Life can be scary and stressful, no doubt! But, with PTSD it just comes with the territory. When I was raped Sophomore year of high school, everything changed. I’ll remember the details of that night forever; the night ended with my hand punching my bathroom mirror, and a young, vulnerable me falling asleep with a bottle of something 90 proof. I couldn’t wrap my head around what had happened to me; so much of the time I was in complete denial. When I finally opened my eyes and allowed the pain to stay, I was consumed by sadness. I hallucinated, drank way too much, bounced from emotion to emotion, escaped to New York City, and spent a lot of time alone. I’ve learned to appreciate sadness because it can be beautiful, but what I was going through wasn’t beautiful. My life became haunting.
I went to a therapist and I also came forward to the police, finally. The detective I dealt with failed me 100%, and told me I’d never win. I was forced to drop the sexual assault charges, partially because of lack of support, but also because of fear. I will never forget sitting in the dark police station, feeling nauseous. The detective had me walk him through the night and the assault, three times. He recorded me the second time, as he held the recorder uncomfortably close to me. It was the first time I had walked myself through the full night, too. Every detail made me want to choke. It was surreal. I couldn’t remember the exact outfit I wore, and that was bothering me. I knew I wore jean shorts and some sort of cute top, but nothing special. It was really late by the time he got to my house, and it was a week night. I remember finding it strange that he arrived at my house after midnight, wearing a suit. He claimed to have come from church…it was a warm night, hence the denim shorts. I listened to country music (lots of Kenny Chesney) and drank vodka. I wasn’t drunk, but I felt hot and buzzed. The guy who hurt me was once my closest male friend, but he had changed over the past year. He was turning into a monster. I got hurt because I refused to let go of someone.
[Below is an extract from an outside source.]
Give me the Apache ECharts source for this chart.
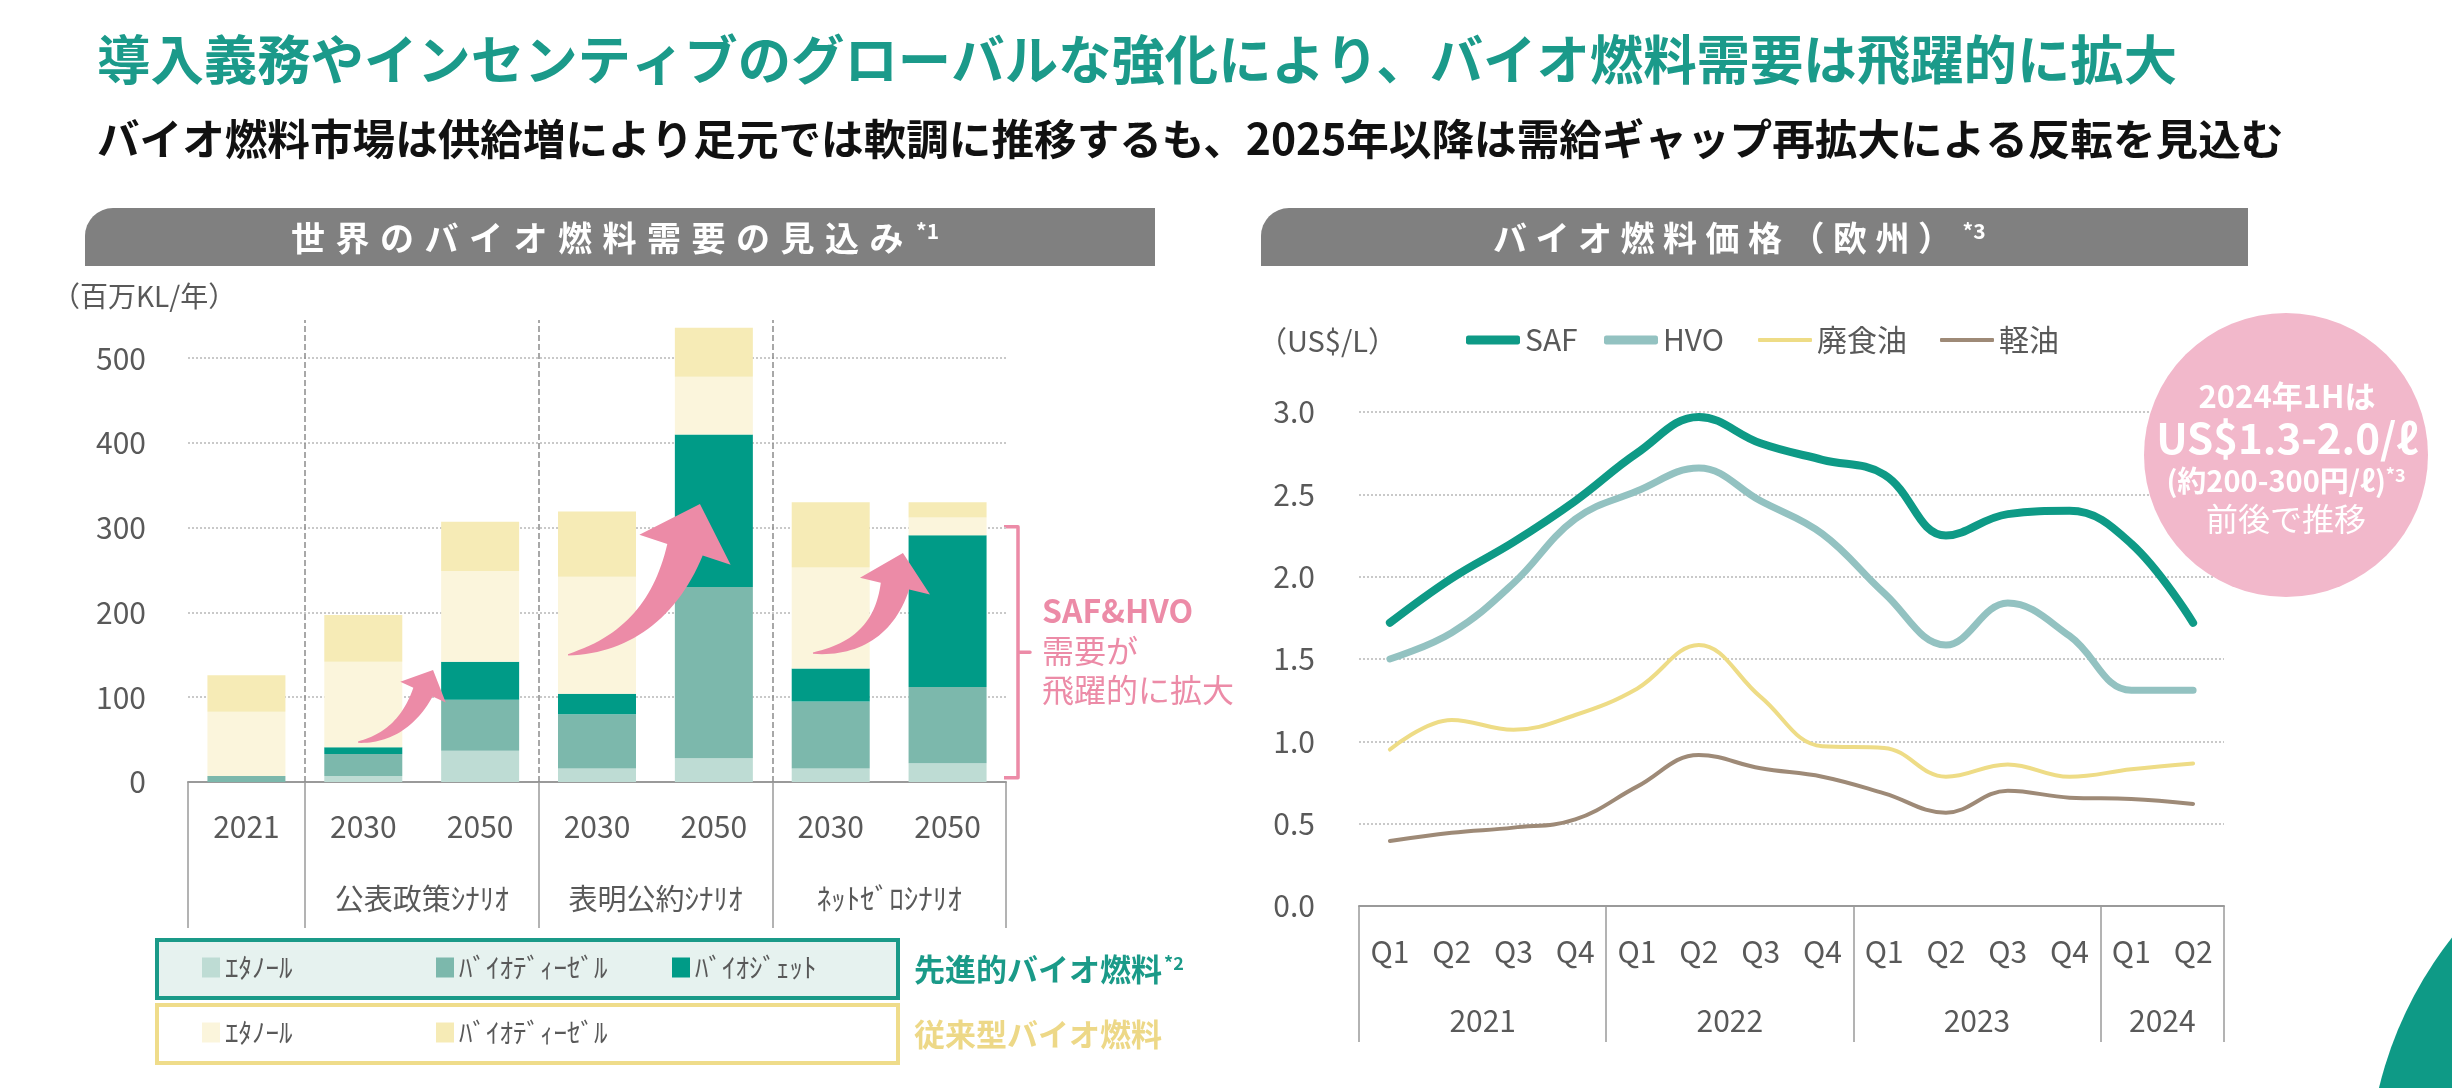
<!DOCTYPE html>
<html><head><meta charset="utf-8">
<script src="https://cdn.jsdelivr.net/npm/echarts@6.0.0/dist/echarts.min.js"></script>
<style>html,body{margin:0;padding:0;background:#fff;}#c{width:2452px;height:1088px;}</style>
</head><body><div id="c"></div>
<script>
// ---------- Left chart data (百万KL/年) ----------
const demandCategories = ['2021', '2030', '2050', '2030', '2050', '2030', '2050'];
const scenarioLabels = ['', '公表政策ｼﾅﾘｵ', '', '表明公約ｼﾅﾘｵ', '', 'ﾈｯﾄｾﾞﾛｼﾅﾘｵ', ''];
const advEthanol    = [0, 7, 37, 16, 28, 16, 22];
const advBiodiesel  = [7, 26, 60, 64, 202, 79, 90];
const bioJet        = [0, 8, 45, 24, 180, 39, 179];
const convEthanol   = [76, 101, 107, 138, 68, 119, 21];
const convBiodiesel = [43, 55, 58, 77, 58, 77, 18];
const demandTicks = [100, 200, 300, 400, 500];
const groupBounds = [1, 3, 5];

// ---------- Right chart data (US$/L) ----------
const quarters = ['Q1','Q2','Q3','Q4','Q1','Q2','Q3','Q4','Q1','Q2','Q3','Q4','Q1','Q2'];
const yearLabels = ['', '2021', '', '', '', '2022', '', '', '', '2023', '', '', '2024', ''];
const saf      = [1.72, 1.99, 2.21, 2.46, 2.75, 2.97, 2.81, 2.71, 2.62, 2.25, 2.38, 2.40, 2.20, 1.72];
const hvo      = [1.50, 1.66, 1.96, 2.35, 2.52, 2.66, 2.46, 2.26, 1.90, 1.585, 1.84, 1.64, 1.31, 1.31];
const wasteOil = [0.95, 1.13, 1.07, 1.16, 1.32, 1.585, 1.27, 0.97, 0.96, 0.785, 0.86, 0.785, 0.83, 0.866];
const gasOil   = [0.395, 0.445, 0.476, 0.526, 0.725, 0.917, 0.836, 0.785, 0.684, 0.567, 0.70, 0.658, 0.65, 0.62];

const FF = "'Noto Sans CJK JP','Noto Sans',sans-serif";
const GRAY = '#595959';
const PINK = '#EC8BA7';

const chart = echarts.init(document.getElementById('c'), null, {renderer: 'canvas'});

const barNames = ['先進的・ｴﾀﾉｰﾙ', '先進的・ﾊﾞｲｵﾃﾞｨｰｾﾞﾙ', '先進的・ﾊﾞｲｵｼﾞｪｯﾄ', '従来型・ｴﾀﾉｰﾙ', '従来型・ﾊﾞｲｵﾃﾞｨｰｾﾞﾙ'];
const barColors = ['#BEDCD4', '#7CB8AC', '#009B87', '#FBF5DC', '#F6EBB6'];
const barData = [advEthanol, advBiodiesel, bioJet, convEthanol, convBiodiesel];

const series = barData.map((d, i) => ({
  name: barNames[i], type: 'bar', stack: 'demand', xAxisIndex: 0, yAxisIndex: 0,
  barWidth: 78, data: d, itemStyle: {color: barColors[i]}, z: 3, silent: true
}));
// helper series for grid lines / separators
series.push({
  type: 'line', xAxisIndex: 2, yAxisIndex: 0, data: [], silent: true,
  markLine: {
    silent: true, symbol: 'none', z: 1, label: {show: false}, animation: false,
    data: demandTicks.map(v => ({yAxis: v, lineStyle: {type: 'dotted', color: '#c9c9c9', width: 2}}))
      .concat(groupBounds.map(v => ({xAxis: v, lineStyle: {type: 'dashed', color: '#8c8c8c', width: 1.5}})))
  }
});
const lineDefs = [
  {name: 'SAF', data: saf, color: '#0E9A86', width: 8},
  {name: 'HVO', data: hvo, color: '#93C2C1', width: 7},
  {name: '廃食油', data: wasteOil, color: '#EEDC86', width: 4},
  {name: '軽油', data: gasOil, color: '#9E8A77', width: 4}
];
lineDefs.slice().reverse().forEach(l => series.push({
  name: l.name, type: 'line', xAxisIndex: 3, yAxisIndex: 1, data: l.data, smooth: 0.4,
  symbol: 'none', lineStyle: {color: l.color, width: l.width, cap: 'round'}, itemStyle: {color: l.color}, silent: true
}));
const HELPER = 5;

// legends: one per item to control positions
const legends = [];
const barLegendPos = [[202, 954], [436, 954], [672, 954], [202, 1019], [436, 1019]];
barNames.forEach((n, i) => legends.push({
  data: [n], left: barLegendPos[i][0], top: barLegendPos[i][1], icon: 'rect',
  itemWidth: 18, itemHeight: 20, selectedMode: false, padding: 0,
  formatter: s => s.split('・')[1], textStyle: {fontSize: 27, color: GRAY, fontFamily: FF}
}));
const lineLegendLeft = [1466, 1604, 1758, 1940];
lineDefs.forEach((l, i) => legends.push({
  data: [l.name], left: lineLegendLeft[i], top: 325, icon: 'roundRect',
  itemWidth: 54, itemHeight: l.width > 5 ? 9 : 4, selectedMode: false, padding: 0,
  textStyle: {fontSize: 30, color: GRAY, fontFamily: FF}
}));

chart.setOption({
  animation: false,
  textStyle: {fontFamily: FF},
  grid: [
    {left: 188, right: 1446, top: 320, bottom: 306, outerBoundsMode: 'none'},
    {left: 1359, right: 228, top: 412, bottom: 182, outerBoundsMode: 'none'}
  ],
  xAxis: [
    {type: 'category', gridIndex: 0, data: demandCategories, position: 'bottom',
     axisLine: {lineStyle: {color: '#9a9a9a', width: 2}},
     axisTick: {show: true, length: 146, interval: (i) => i === 0 || groupBounds.includes(i), lineStyle: {color: '#9a9a9a', width: 1.5}},
     axisLabel: {interval: 0, margin: 30, fontSize: 30, color: GRAY, fontFamily: FF},
     splitLine: {show: false}},
    {type: 'category', gridIndex: 0, data: demandCategories, position: 'bottom',
     axisLine: {show: false}, axisTick: {show: false}, splitLine: {show: false},
     axisLabel: {interval: 0, margin: 102, formatter: (v, i) => scenarioLabels[i] ? '{s|' + scenarioLabels[i] + '}' : '',
       rich: {s: {fontSize: 29, color: GRAY, fontFamily: FF, padding: [0, 0, 0, 117]}}}},
    {type: 'value', gridIndex: 0, min: 0, max: 7, show: false},
    {type: 'category', gridIndex: 1, data: quarters, position: 'bottom',
     axisLine: {lineStyle: {color: '#9a9a9a', width: 2}},
     axisTick: {show: true, length: 136, interval: (i) => i % 4 === 0, lineStyle: {color: '#9a9a9a', width: 1.5}},
     axisLabel: {interval: 0, margin: 31, fontSize: 30, color: GRAY, fontFamily: FF},
     splitLine: {show: false}},
    {type: 'category', gridIndex: 1, data: quarters, position: 'bottom',
     axisLine: {show: false}, axisTick: {show: false}, splitLine: {show: false},
     axisLabel: {interval: 0, margin: 100, formatter: (v, i) => yearLabels[i] ? '{y|' + yearLabels[i] + '}' : '',
       rich: {y: {fontSize: 30, color: GRAY, fontFamily: FF, padding: [0, 0, 0, 62]}}}}
  ],
  yAxis: [
    {type: 'value', gridIndex: 0, min: 0, max: 545, interval: 100,
     axisLine: {show: false}, axisTick: {show: false}, splitLine: {show: false},
     axisLabel: {margin: 42, fontSize: 30, color: GRAY, fontFamily: FF, showMaxLabel: false,
       formatter: v => (v % 100 === 0 ? String(v) : '')}},
    {type: 'value', gridIndex: 1, min: 0, max: 3, interval: 0.5,
     axisLine: {show: false}, axisTick: {show: false},
     splitLine: {show: true, lineStyle: {type: 'dotted', color: '#c9c9c9', width: 2}},
     axisLabel: {margin: 44, fontSize: 30, color: GRAY, fontFamily: FF, formatter: v => v.toFixed(1)}}
  ],
  legend: legends,
  series: series
});

// ---------- annotations ----------
function px(p) { return chart.convertToPixel({seriesIndex: HELPER}, p); }

const arrows = [
  {tail: [1.455, 47], base: [2.011, 106], tip: [2.097, 132], neck: 20, head: 25},
  {tail: [3.252, 150], base: [4.253, 274], tip: [4.381, 328], neck: 36, head: 48},
  {tail: [5.348, 152], base: [6.050, 231], tip: [6.118, 270], neck: 28, head: 36}
];
function arrowPoints(a) {
  const T = px(a.tail), B = px(a.base), P = px(a.tip);
  const dx = P[0] - B[0], dy = P[1] - B[1], dl = Math.hypot(dx, dy);
  const d = [dx / dl, dy / dl];
  const L = Math.hypot(B[0] - T[0], B[1] - T[1]);
  const C = [B[0] - d[0] * L * 0.6, B[1] - d[1] * L * 0.6];
  const left = [], right = [];
  const N = 30;
  for (let i = 0; i <= N; i++) {
    const t = i / N;
    const x = (1 - t) * (1 - t) * T[0] + 2 * (1 - t) * t * C[0] + t * t * B[0];
    const y = (1 - t) * (1 - t) * T[1] + 2 * (1 - t) * t * C[1] + t * t * B[1];
    const tx = 2 * (1 - t) * (C[0] - T[0]) + 2 * t * (B[0] - C[0]);
    const ty = 2 * (1 - t) * (C[1] - T[1]) + 2 * t * (B[1] - C[1]);
    const tl = Math.hypot(tx, ty) || 1;
    const nx = -ty / tl, ny = tx / tl;
    const w = (a.neck / 2) * Math.pow(t, 0.85) + 0.6;
    left.push([x + nx * w, y + ny * w]);
    right.push([x - nx * w, y - ny * w]);
  }
  const n = [-d[1], d[0]];
  const head = [[B[0] + n[0] * a.head, B[1] + n[1] * a.head], P, [B[0] - n[0] * a.head, B[1] - n[1] * a.head]];
  return left.concat(head, right.reverse());
}

const bTop = px([7, 301]), bBot = px([7, 5]);
const bx = bTop[0] + 12, yT = bTop[1], yB = bBot[1], yM = (yT + yB) / 2;

// letter-spaced header text via rich tokens
function spaced(str) { return Array.from(str).map(c => '{c|' + c + '}').join(''); }
const headerRich = (fs, sp) => ({
  c: {fontSize: fs, fontWeight: 'bold', fill: '#fff', fontFamily: FF, padding: [0, sp, 0, 0]},
  b: {fontSize: 21, fontWeight: 'bold', fill: '#fff', fontFamily: FF, padding: [0, 0, 14, 2]}
});

const elements = [
  // titles
  {type: 'text', x: 97, y: 60, style: {text: '導入義務やインセンティブのグローバルな強化により、バイオ燃料需要は飛躍的に拡大',
    fontSize: 53.4, fontWeight: 'bold', fontFamily: FF, fill: '#1B9A8A', verticalAlign: 'middle'}},
  {type: 'text', x: 97, y: 139, style: {text: 'バイオ燃料市場は供給増により足元では軟調に推移するも、2025年以降は需給ギャップ再拡大による反転を見込む',
    fontSize: 42.6, fontWeight: 'bold', fontFamily: FF, fill: '#111', verticalAlign: 'middle'}},
  // header bars
  {type: 'rect', shape: {x: 85, y: 208, width: 1070, height: 58, r: [28, 0, 0, 0]}, style: {fill: '#808080'}},
  {type: 'text', x: 291, y: 238, style: {text: spaced('世界のバイオ燃料需要の見込み') + '{b|*1}', align: 'left', verticalAlign: 'middle',
    rich: headerRich(34, 10.5)}},
  {type: 'rect', shape: {x: 1261, y: 208, width: 987, height: 58, r: [28, 0, 0, 0]}, style: {fill: '#808080'}},
  {type: 'text', x: 1493, y: 238, style: {text: spaced('バイオ燃料価格（欧州）') + '{b|*3}', align: 'left', verticalAlign: 'middle',
    rich: headerRich(34, 8.5)}},
  // axis units
  {type: 'text', x: 52, y: 296, style: {text: '（百万KL/年）', fontSize: 28, fill: GRAY, fontFamily: FF, verticalAlign: 'middle'}},
  {type: 'text', x: 1258, y: 341, style: {text: '（US$/L）', fontSize: 29, fill: GRAY, fontFamily: FF, verticalAlign: 'middle'}},
  // legend boxes
  {type: 'rect', z: -1, shape: {x: 157, y: 940, width: 741, height: 58}, style: {fill: '#E6F2EF', stroke: '#1A9A88', lineWidth: 4}},
  {type: 'rect', z: -1, shape: {x: 157, y: 1005, width: 741, height: 58}, style: {fill: '#fff', stroke: '#EFDC8A', lineWidth: 4}},
  {type: 'text', x: 914, y: 969, style: {text: '{a|先進的バイオ燃料}{b|*2}', verticalAlign: 'middle',
    rich: {a: {fontSize: 31, fontWeight: 'bold', fill: '#1A9A88', fontFamily: FF}, b: {fontSize: 18, fontWeight: 'bold', fill: '#1A9A88', fontFamily: FF, padding: [0, 0, 12, 2]}}}},
  {type: 'text', x: 914, y: 1034, style: {text: '従来型バイオ燃料', fontSize: 31, fontWeight: 'bold', fill: '#EDD887', fontFamily: FF, verticalAlign: 'middle'}},
  // bracket + annotation
  {type: 'polyline', shape: {points: [[bx - 14, yT], [bx, yT], [bx, yM], [bx + 12, yM], [bx, yM], [bx, yB], [bx - 14, yB]]},
    style: {fill: null, stroke: PINK, lineWidth: 3.5, lineJoin: 'round'}},
  {type: 'text', x: bx + 24, y: yM - 2, style: {text: '{b|SAF&HVO}\n{n|需要が}\n{n|飛躍的に拡大}', verticalAlign: 'middle',
    rich: {b: {fontSize: 32, fontWeight: 'bold', fill: PINK, fontFamily: FF, lineHeight: 40},
           n: {fontSize: 32, fill: PINK, fontFamily: FF, lineHeight: 39}}}},
  // pink circle
  {type: 'circle', shape: {cx: 2286, cy: 455, r: 142}, style: {fill: '#F2B8CB'}},
  {type: 'text', x: 2287, y: 396, style: {text: '2024年1Hは', fontSize: 31, fontWeight: 'bold', fill: '#fff', fontFamily: FF, align: 'center', verticalAlign: 'middle'}},
  {type: 'text', x: 2287, y: 438, style: {text: 'US$1.3-2.0/ℓ', fontSize: 42, fontWeight: 'bold', fill: '#fff', fontFamily: FF, align: 'center', verticalAlign: 'middle'}},
  {type: 'text', x: 2286, y: 481, style: {text: '{a|(約200-300円/ℓ)}{s|*3}', align: 'center', verticalAlign: 'middle',
    rich: {a: {fontSize: 29, fontWeight: 'bold', fill: '#fff', fontFamily: FF}, s: {fontSize: 18, fontWeight: 'bold', fill: '#fff', fontFamily: FF, padding: [0, 0, 12, 0]}}}},
  {type: 'text', x: 2286, y: 519, style: {text: '前後で推移', fontSize: 32, fill: '#fff', fontFamily: FF, align: 'center', verticalAlign: 'middle'}},
  // corner shape
  {type: 'circle', shape: {cx: 2760, cy: 1180, r: 392}, style: {fill: '#0E9A86'}}
];
arrows.forEach(a => elements.push({type: 'polygon', z: 10, shape: {points: arrowPoints(a)}, style: {fill: PINK}}));

chart.setOption({graphic: {elements: elements}});
</script>
</body></html>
I was left with bruising and bite marks. I looked in the mirror that night and felt as though my body didn’t belong to me anymore. I wanted to rewind, but unfortunately I still haven’t been able to find that “life” remote. He called me names and left…but he didn’t leave my driveway. I’ll never forget this. He stood by his car smoking a cigarette for a few minutes, before finally leaving for good. I remember the sound of his tires speeding out of my driveway…I stood at my window terrified and unsure of what to do next, or of how I was supposed to be feeling. I was so young. There is no step by step guide to overcoming sexual assault, or any form of abuse. You do what feels right, even if it’s wrong. You listen to your own voice, and no one else’s. You just…live. Even if it kills you, you just move forward.
I can look back and say “Hm, that was because of my PTSD and another moment of weakness”. My PTSD makes me vulnerable at times, & yet I’m incredibly strong. I’ve endured pain and heartache, but gained wisdom.
PTSD (Post Traumatic Stress Disorder) is a disorder that arrives after a traumatic event (war, sexual assault, near death experiences, car accident, etc.). PTSD can be chronic or short term; I have chronic PTSD and often feel scared or out of control, even when I’m not in danger. I experience flashbacks, terrifying thoughts, depression, and sometimes I have no clue how I’m feeling. I go through days of just feeling lost. Despite this ongoing struggle I am happy, and alive, and I live my life to the fullest. I love laughing, smiling, going on adventures, falling in love with beautiful days, staring at the sky, writing, reading a good book, spending time with the best, and creating breathtaking moments.
Recently I went through another traumatic event, that triggered old issues. My PTSD is an old friend now, and it’s just a part of who I am. Things never get easier, you just get better. It’s scary some days, and other days it’s beautiful and perfect. I love my life and the girl I’ve become, but I’ll always have my scars and stories.
There are moments in my life that weren’t ideal, but regretting creates stress. Nothing will change from stressing over the past and old mistakes. Embrace the pain and keep going.
Are you feeling weak or scared? If you are, it’s okay. I’m here for you. This too shall pass, my darlings.